Financial services run on documents such as loan applications, bank statements, compliance reports, KYC files, contracts. Document automation for financial services replaces manual processing with AI-driven workflows that cut turnaround times and reduce errors.

Kira
February 20, 2026

Why Financial Services Teams Are Automating Document Workflows

Financial services operations run on documents. Every loan application, every KYC package, every insurance claim, every account opening involves a bundle of documents that must be received, reviewed, validated, and processed before work can move forward. For decades, that processing was manual: reviewers opening PDFs, reading forms, copying data into systems, checking boxes on checklists.

The problem with manual processing isn't the people doing it. It's that the volume has outgrown the model. A lending team processing 500 applications per month, each containing 12-15 documents, is handling 7,500 individual documents — all requiring classification, extraction, validation, and routing. That's a full-time job for several people just to handle the intake. Before any credit judgment has been made.
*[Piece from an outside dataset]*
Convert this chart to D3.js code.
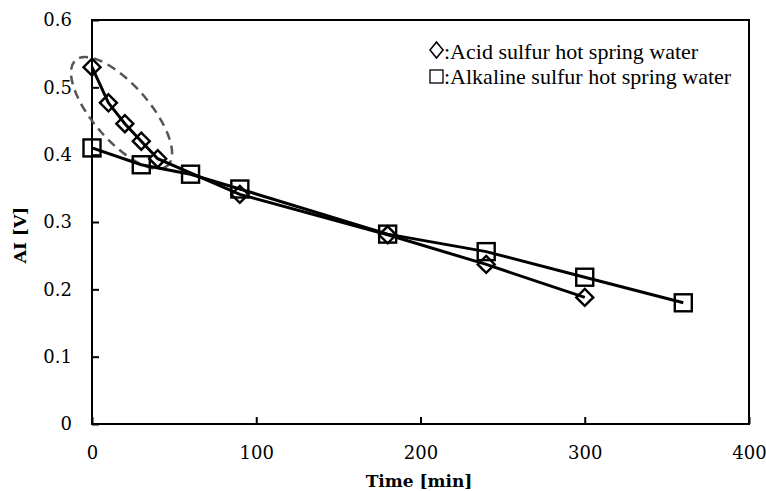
<!DOCTYPE html>
<meta charset="utf-8">
<style>
    body { margin: 0; background: #fff; }
    text { font-family: "DejaVu Serif", "Liberation Serif", serif; fill: #000; }
    .tick text { font-size: 18px; }
    .axis-title { font-size: 17px; font-weight: bold; }
</style>
<svg width="766" height="491"></svg>
<script src="https://d3js.org/d3.v7.min.js"></script>
<script>
    // data
    var acidTime = [0, 10, 20, 30, 40, 90, 180, 240, 300];
    var acidAI = [0.530, 0.477, 0.446, 0.420, 0.394, 0.341, 0.281, 0.237, 0.188];
    var alkTime = [0, 30, 60, 90, 180, 240, 300, 360];
    var alkAI = [0.410, 0.385, 0.371, 0.349, 0.282, 0.256, 0.218, 0.180];
    var xTicks = [0, 100, 200, 300, 400];
    var yTicks = [0, 0.1, 0.2, 0.3, 0.4, 0.5, 0.6];
    var legendLabels = [":Acid sulfur hot spring water", ":Alkaline sulfur hot spring water"];

    var svg = d3.select("svg");
    var plotL = 92, plotR = 749, plotT = 20, plotB = 424;

    var x = d3.scaleLinear().domain([0, 400]).range([plotL, plotR]);
    var y = d3.scaleLinear().domain([0, 0.6]).range([plotB, plotT]);

    // frame
    svg.append("rect")
        .attr("x", plotL).attr("y", plotT)
        .attr("width", plotR - plotL).attr("height", plotB - plotT)
        .attr("fill", "none").attr("stroke", "#000").attr("stroke-width", 2);

    var xAxis = svg.append("g")
        .attr("transform", "translate(0," + plotB + ")")
        .call(d3.axisBottom(x).tickValues(xTicks).tickSizeInner(-7).tickSizeOuter(0).tickPadding(22).tickFormat(d3.format("d")));
    xAxis.select(".domain").remove();
    xAxis.selectAll("line").attr("stroke-width", 2);

    var yAxis = svg.append("g")
        .attr("transform", "translate(" + plotL + ",0)")
        .call(d3.axisLeft(y).tickValues(yTicks).tickSizeInner(-7).tickSizeOuter(0).tickPadding(20)
            .tickFormat(function(d) { return d === 0 ? "0" : d3.format(".1f")(d); }));
    yAxis.select(".domain").remove();
    yAxis.selectAll("line").attr("stroke-width", 2);

    svg.append("text").attr("class", "axis-title")
        .attr("x", 419).attr("y", 487)
        .attr("text-anchor", "middle").text("Time [min]");
    svg.append("text").attr("class", "axis-title")
        .attr("transform", "translate(26,235) rotate(-90)")
        .attr("text-anchor", "middle").text("AI [V]");

    // dashed ellipse around the early acid points
    svg.append("ellipse")
        .attr("transform", "translate(" + x(18) + "," + y(0.462) + ") rotate(49)")
        .attr("rx", 70).attr("ry", 28)
        .attr("fill", "none").attr("stroke", "#555")
        .attr("stroke-width", 2.5).attr("stroke-dasharray", "9,6");

    var line = d3.line();
    var acid = acidTime.map(function(t, i) { return [x(t), y(acidAI[i])]; });
    var alk = alkTime.map(function(t, i) { return [x(t), y(alkAI[i])]; });

    svg.append("path").attr("d", line(alk))
        .attr("fill", "none").attr("stroke", "#000").attr("stroke-width", 3);
    svg.append("path").attr("d", line(acid))
        .attr("fill", "none").attr("stroke", "#000").attr("stroke-width", 3);

    var sq = 17;
    svg.selectAll(".sq").data(alk).enter().append("rect")
        .attr("x", function(d) { return d[0] - sq / 2; })
        .attr("y", function(d) { return d[1] - sq / 2; })
        .attr("width", sq).attr("height", sq)
        .attr("fill", "none").attr("stroke", "#000").attr("stroke-width", 2.4);

    var dm = 8.5;
    function diamond(cx, cy, rx, ry) {
        return "M" + cx + "," + (cy - ry) + "L" + (cx + rx) + "," + cy + "L" + cx + "," + (cy + ry) + "L" + (cx - rx) + "," + cy + "Z";
    }
    svg.selectAll(".dm").data(acid).enter().append("path")
        .attr("d", function(d) { return diamond(d[0], d[1], dm, dm); })
        .attr("fill", "none").attr("stroke", "#000").attr("stroke-width", 2.4);

    // legend
    var lg = svg.append("g");
    lg.append("path").attr("d", diamond(436.5, 50, 6.5, 8))
        .attr("fill", "none").attr("stroke", "#000").attr("stroke-width", 1.6);
    lg.append("rect").attr("x", 430).attr("y", 70).attr("width", 13).attr("height", 13)
        .attr("fill", "none").attr("stroke", "#000").attr("stroke-width", 1.3);
    lg.selectAll("text").data(legendLabels).enter().append("text")
        .style("font-family", "'Liberation Serif', 'Times New Roman', serif")
        .style("font-size", "22px")
        .attr("x", 444).attr("y", function(d, i) { return 59 + i * 24.5; })
        .text(function(d) { return d; });
</script>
Document automation in financial services removes this intake burden. AI classifies documents, extracts data, validates it against business rules, routes exceptions, and integrates results with downstream systems. The team's time shifts from document handling to judgment calls: the credit decisions, the compliance assessments, the customer conversations that require human expertise.

The Core Document Types in Financial Services Automation

Financial services document automation isn't a single use case. It spans several distinct document categories, each with different automation requirements:

Bank Statements and Financial Records

Bank statements are the most common input to financial services document workflows. Loan applicants submit statements from one or more banks. KYC processes require financial records from multiple institutions. The challenge is format variation: each bank formats its statements differently, statement formats change over time, and documents arrive as scans or photographs of varying quality.

Purpose-built financial services AI handles this variation. Models trained on diverse bank statement formats from multiple institutions and markets extract account numbers, transaction data, balances, and patterns without requiring per-institution template configuration. For a detailed look at the bank statement processing layer, see the bank statement analysis software guide.

Loan Application Packages

Loan applications arrive as packages: the application form, identity documents, income verification records, bank statements, property documents (for mortgages), and supporting evidence. Each document type requires different extraction logic, and the package must be validated as complete before processing can proceed.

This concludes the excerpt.